In other words, if your system uses 18,000 kWh per year for 12 years, the indirect portion at 0.367 kg CO2/kWh is about 79,272 kg CO2. That is a massive number, and it explains why TEWI should always be paired with energy-efficiency analysis.

Worked Logic Behind the Calculator

The calculator on this page uses the following practical sequence:

1. Convert annual leakage rate from percent to decimal.
2. Convert recovery rate from percent to decimal.
3. Calculate lifetime operating refrigerant losses: charge × annual leak rate × lifetime.
4. Calculate end-of-life unrecovered refrigerant: charge × (1 – recovery rate).
5. Sum those losses and multiply by GWP to get direct CO2e.
6. Multiply annual electricity use by lifetime and by the electricity emission factor to get indirect CO2.
7. Add both to obtain total TEWI.

This method is transparent, fast, and suitable for a broad range of 2012-style evaluations. It is especially useful for comparing alternatives under consistent assumptions. However, like any model, it is only as good as the inputs. Leakage assumptions that are too optimistic or energy estimates based on laboratory conditions rather than field performance can distort the result.

Common Mistakes in TEWI Calculations

• Mixing units: Make sure charge is in kilograms and electricity emissions are in kg CO2 per kWh.
• Using the wrong GWP basis: TEWI studies should clearly state which GWP source and assessment basis are used.
• Ignoring disposal losses: End-of-life recovery can materially change the direct emissions result.
• Assuming zero leakage in real systems: Very few field systems are perfectly tight over their full lifetime.
• Using a generic grid factor without noting location: This can lead to weak comparisons across regions.
• Focusing only on refrigerant selection: A lower-GWP refrigerant does not automatically produce the lowest TEWI if efficiency is worse.

How to Use TEWI for Better Decisions

For engineers, consultants, and facility owners, TEWI is most effective when used comparatively rather than in isolation.

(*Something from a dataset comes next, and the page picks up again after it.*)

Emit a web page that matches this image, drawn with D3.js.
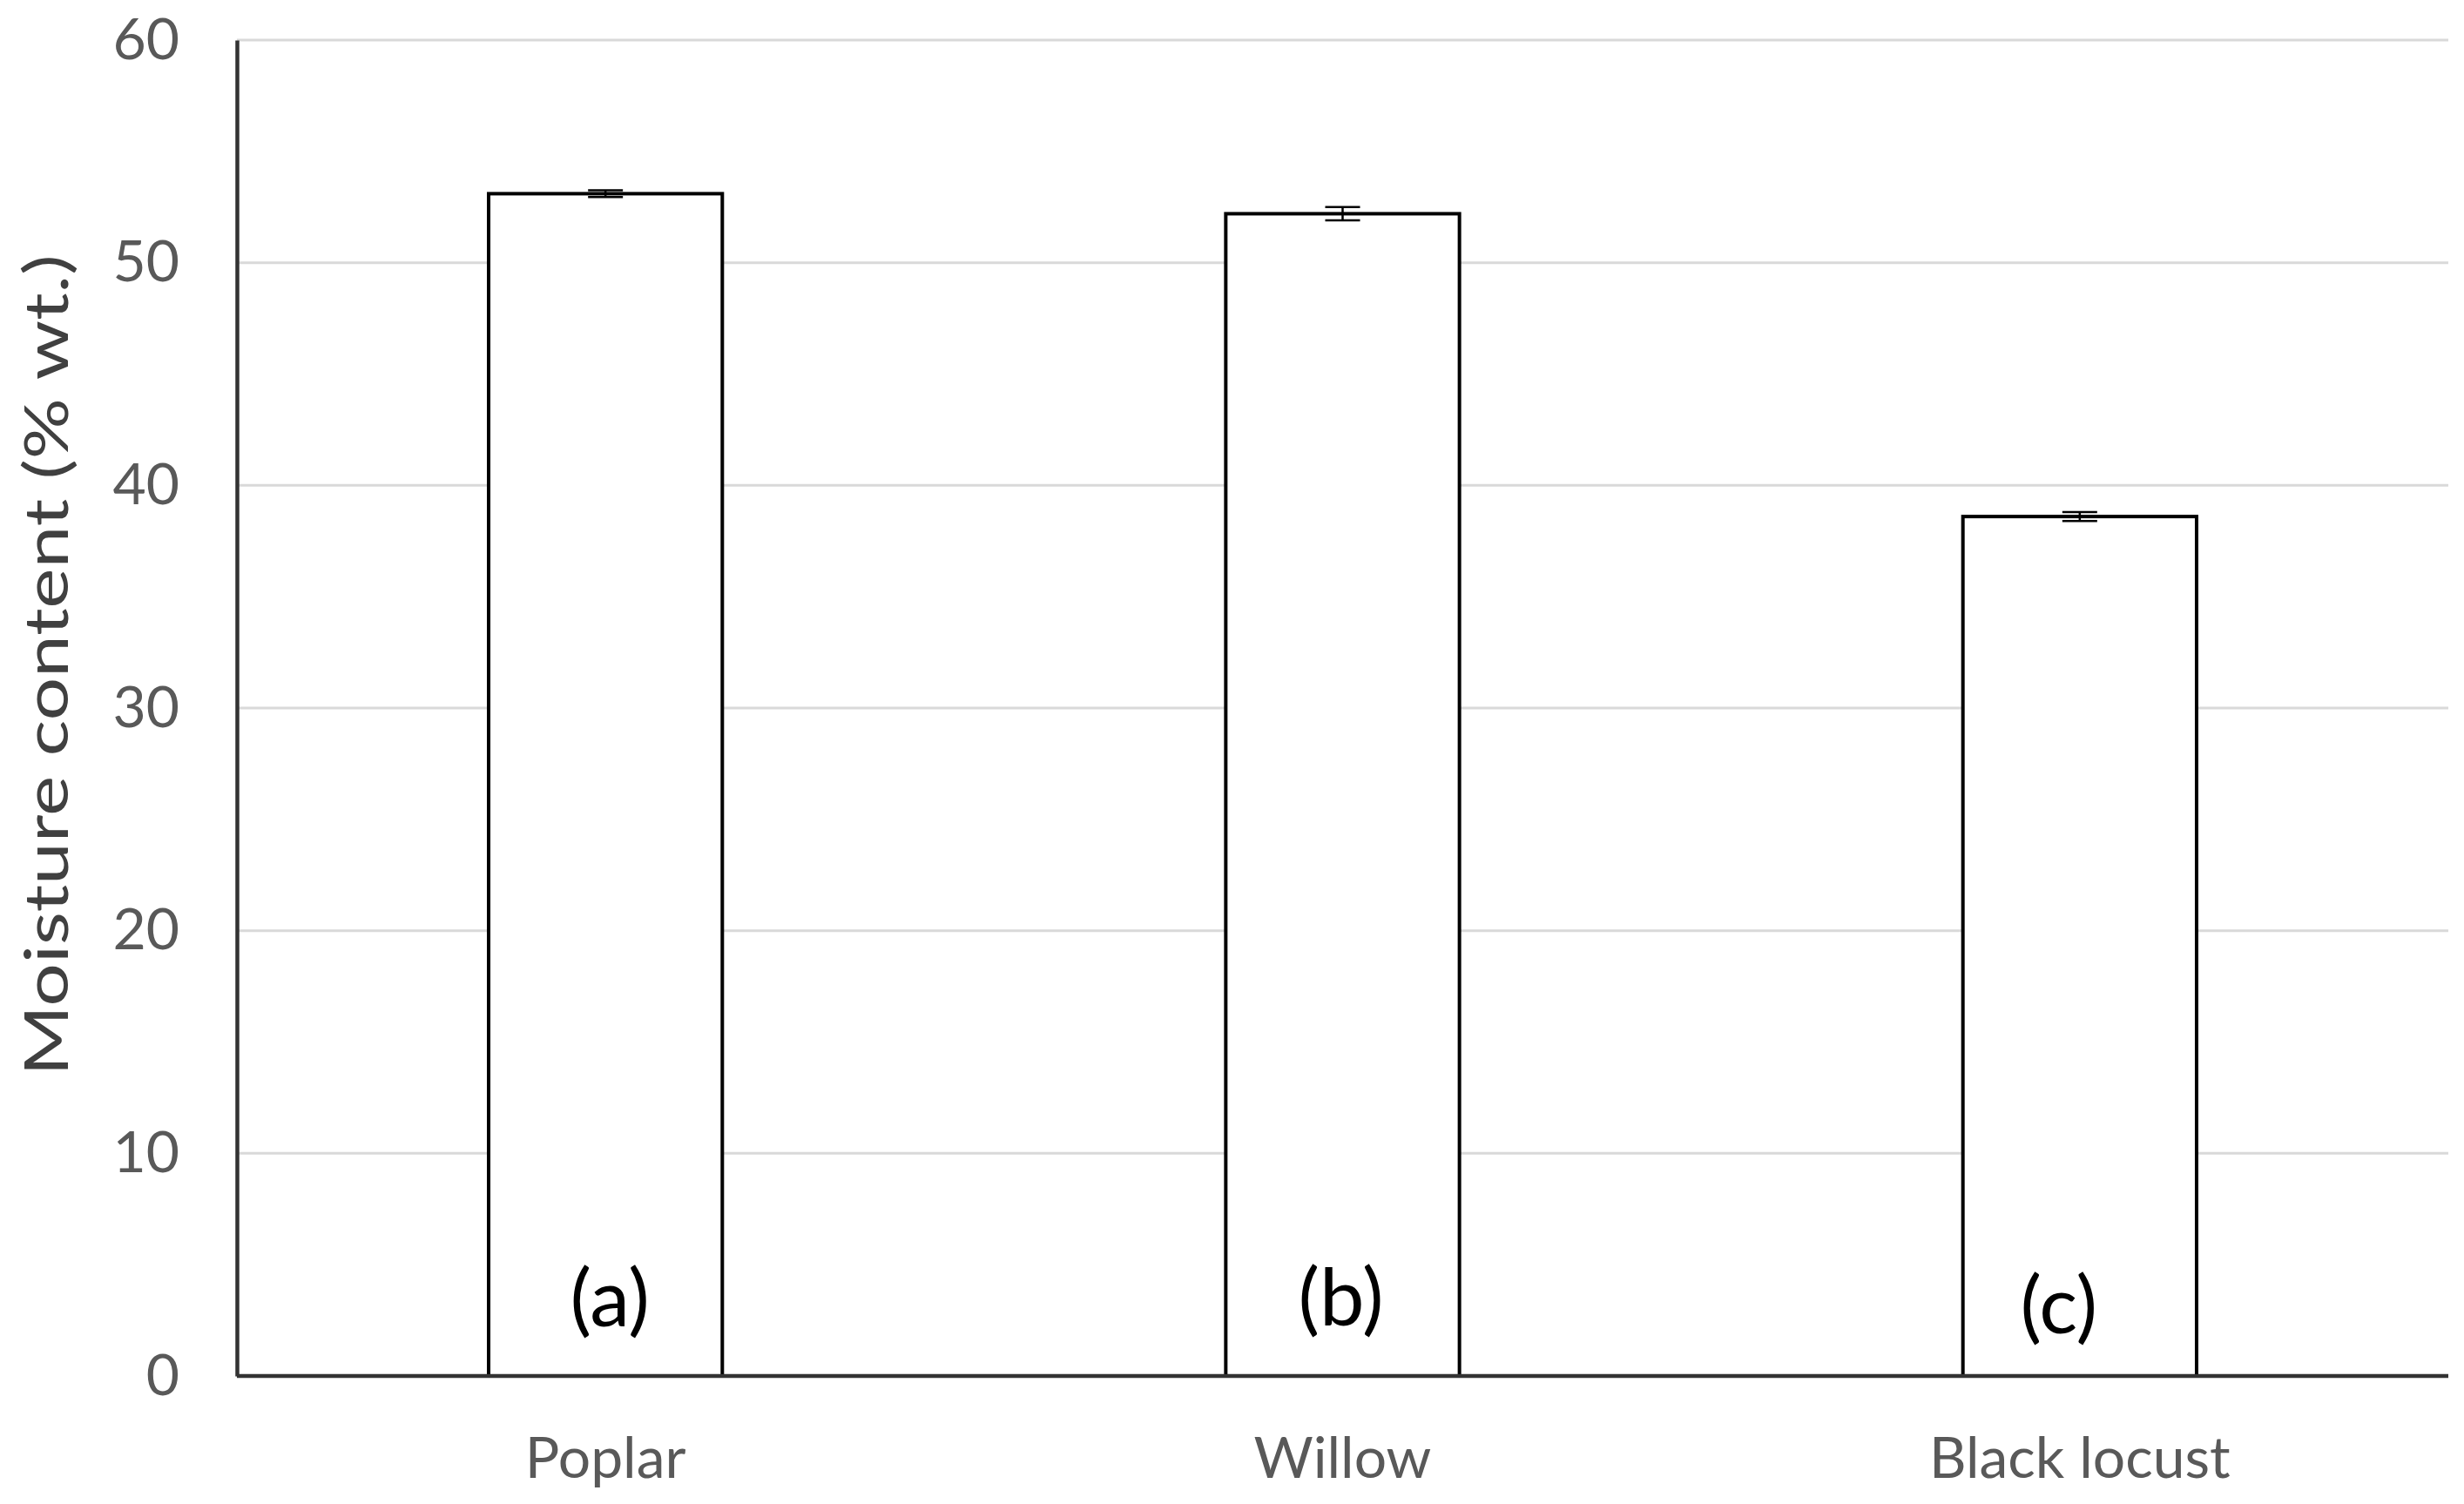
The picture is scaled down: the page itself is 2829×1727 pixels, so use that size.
<!DOCTYPE html>
<html><head><meta charset="utf-8">
<script src="https://cdn.jsdelivr.net/npm/d3@7"></script>
<style>body{margin:0;background:#fff}svg{display:block}text{font-family:Lato,"Open Sans",sans-serif}</style>
</head><body>
<script>
const categories = ["Poplar", "Willow", "Black locust"];
const values = [53.1, 52.2, 38.6];
const errors = [0.15, 0.3, 0.2];
const letters = ["(a)", "(b)", "(c)"];
const yTicks = [0, 10, 20, 30, 40, 50, 60];

const W = 2829, H = 1727;
const m = {left: 272, right: 2811, top: 46, bottom: 1580};
const svg = d3.select("body").append("svg").attr("width", W).attr("height", H);

const x = d3.scaleBand().domain(categories).range([m.left, m.right]).paddingInner(0.683).paddingOuter(0.3415);
const y = d3.scaleLinear().domain([0, 60]).range([m.bottom, m.top]);

// gridlines
svg.append("g").selectAll("line").data(yTicks.filter(d => d > 0)).join("line")
  .attr("x1", m.left).attr("x2", m.right)
  .attr("y1", d => y(d)).attr("y2", d => y(d))
  .attr("stroke", "#d9d9d9").attr("stroke-width", 3);

// bars
svg.append("g").selectAll("rect").data(categories).join("rect")
  .attr("x", d => x(d)).attr("width", x.bandwidth())
  .attr("y", (d, i) => y(values[i])).attr("height", (d, i) => y(0) - y(values[i]))
  .attr("fill", "#fff").attr("stroke", "#000").attr("stroke-width", 4);

// error bars
const eb = svg.append("g").attr("stroke", "#000").attr("stroke-width", 2.5);
categories.forEach((c, i) => {
  const cx = x(c) + x.bandwidth() / 2;
  const capW = 20;
  eb.append("line").attr("x1", cx).attr("x2", cx).attr("y1", y(values[i] + errors[i])).attr("y2", y(values[i] - errors[i]));
  eb.append("line").attr("x1", cx - capW).attr("x2", cx + capW).attr("y1", y(values[i] + errors[i])).attr("y2", y(values[i] + errors[i]));
  eb.append("line").attr("x1", cx - capW).attr("x2", cx + capW).attr("y1", y(values[i] - errors[i])).attr("y2", y(values[i] - errors[i]));
});

// letters
svg.append("g").selectAll("text").data(categories).join("text")
  .attr("x", d => x(d) + x.bandwidth() / 2 + [5, -2, -24][categories.indexOf(d)])
  .attr("y", (d, i) => [1523, 1522, 1531][i])
  .attr("text-anchor", "middle").attr("font-size", 92).attr("fill", "#000")
  .text((d, i) => letters[i]);

// y axis
const yAxis = svg.append("g").attr("transform", `translate(${m.left},0)`)
  .call(d3.axisLeft(y).tickValues(yTicks).tickSize(0).tickPadding(66));
yAxis.select(".domain").attr("stroke", "#333").attr("stroke-width", 4.5);
yAxis.selectAll("text").attr("font-size", 66).attr("fill", "#595959").attr("font-family", "Lato, sans-serif");

// x axis
const xAxis = svg.append("g").attr("transform", `translate(0,${m.bottom})`)
  .call(d3.axisBottom(x).tickSize(0).tickPadding(70));
xAxis.select(".domain").attr("stroke", "#333").attr("stroke-width", 4.5).attr("d", `M${m.left},0H${m.right}`);
xAxis.selectAll("text").attr("font-size", 66).attr("fill", "#595959").attr("font-family", "Lato, sans-serif");

// y title
svg.append("text").attr("transform", "translate(78,764) rotate(-90)")
  .attr("text-anchor", "middle").attr("font-size", 70).attr("fill", "#404040")
  .attr("textLength", 943).attr("lengthAdjust", "spacingAndGlyphs")
  .text("Moisture content (% wt.)");
</script>
</body></html>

A single TEWI value tells you the scale of lifetime climate impact. But side-by-side TEWI values reveal where the biggest improvement opportunities lie. If direct emissions dominate, improve containment, reduce charge size, or switch refrigerants. If indirect emissions dominate, improve efficiency, controls, heat exchangers, compressors, and system commissioning.

In retrofit planning, TEWI often leads to a staged strategy:

1. Reduce leakage immediately through maintenance and leak detection.
2. Improve recovery and refrigerant handling at service and disposal.
3. Cut annual energy use through controls optimization and component upgrades.
4. Evaluate full replacement when both direct and indirect impacts remain high.

Authoritative Sources for TEWI and Related Inputs

For further technical verification and current reference factors, review these authoritative resources:

• U.S. Environmental Protection Agency eGRID for electricity emission factors and power-sector carbon intensity data.
• U.S. EPA GreenChill Program for commercial refrigeration leak reduction and refrigerant management information.
• National Institute of Standards and Technology refrigerants resources for refrigerant properties, performance, and technical context relevant to lifecycle comparisons.

Final Takeaway

The methods of calculating total equivalent warming impact TEWI 2012 remain highly relevant because they represent a disciplined systems approach to climate performance. The best TEWI method is the one that matches your decision purpose while keeping assumptions transparent. For quick screening, the simplified method is excellent. For field programs or investment decisions, a more detailed service-loss breakdown is better. In all cases, the central lesson is unchanged: climate impact is the sum of what leaks out and what the system consumes. Strong refrigerant containment and strong energy efficiency are both essential.

If you want a practical first-pass estimate, use the calculator above. Then refine the inputs with actual service records, measured energy data, and local electricity factors to produce a more defensible TEWI assessment.